Ledelle Moe uses earth and concrete to explore the porousness of bodies, monuments, and belonging – in ancient, industrial and human-scale timelines. Moe mixes the earth from the locations where she might be working into the concrete to build figures, collections of heads and monumental anthropomorphic frames. Moe studied Sculpture at Technikon Natal in the early 1990s (now Durban University of Technology) and completed her Master’s degree at Virginia Commonwealth University in 1996. After graduating, the artist lived in the United States for almost two decades – making and exhibiting prolifically, lecturing at various tertiary institutions, whilst thinking about land and belonging. Moe has exhibited at institutions such as the Pérez Art Museum (Miami), the Smithsonian Institution’s National Museum of African Art (Washington D.C.) and the American Academy of Arts and Letters (New York). In 2019, Moe had an ambitious sculptural solo exhibition at the Massachusetts Museum of Contemporary Art (MASS MoCA). The artist returned to Cape Town in 2013, where she now lives with her dog, Tula.

ledelle moe



There is a bucket of concrete angels in Ledelle Moe’s Woodstock studio. More than one bucket of madonna-like figures, studded with quartz and grit from the Cederberg, half concrete, half earth. The world of the things we think we know – the seemingly solid – is memorialised in the pieces. The angels are concrete, the concrete is fog. Concrete stretched to the limits of itself, and the limits of what the artist can reach and hold together – astral parking lot, surface-of-the-moon concrete. “Concrete is this ubiquitous material,” elaborates Moe. “It is everywhere. So to take it and to push it around like clay, it refuses to be fussy. There is a conversation with its refusal to do things perfectly.”

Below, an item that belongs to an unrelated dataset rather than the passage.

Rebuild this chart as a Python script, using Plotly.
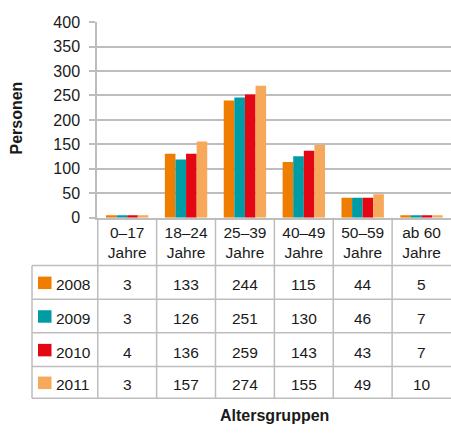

In monuments to the collapse of monuments, and in an ongoing homage to the residues that remain, Moe works between times. Between the 700-million-year-old rocks of the Cederberg and the time it takes for the fog to evaporate from the surface of the Atlantic – between the very ancient and already-vanishing. The bridge we find between is made of concrete. And the concrete is never the same grey.The congregations of small figures and faces are like coordinates on a map and like birds in a murmuration, moving together, forever going home, not needing an endpoint. The artist describes the hand-held figures as findings. Less concerned with the precarity of shattered monuments, they are solid, and they are going to last. This is somehow, without esoteric language, a homage, more than anything. Forming the smaller congregations, Moe’s process involves digging a hole in the earth, mixing soil with concrete and water, and burying it for half a day, then digging it up and carving it with any sharp object at hand – it can be a thorn or a nail or butter knife. It is a process of getting very physically close to the actual earth, and the creatures in it, and the sediments, and the millions of years that have made them.

“At once transitory and timeless, Moe’s earth and concrete figures are materially situated in particular landscapes and timelines. The history of the soil in each hole in the ground is its own kind of clock.”

fig. ledelle moe, findings series (2021-2023)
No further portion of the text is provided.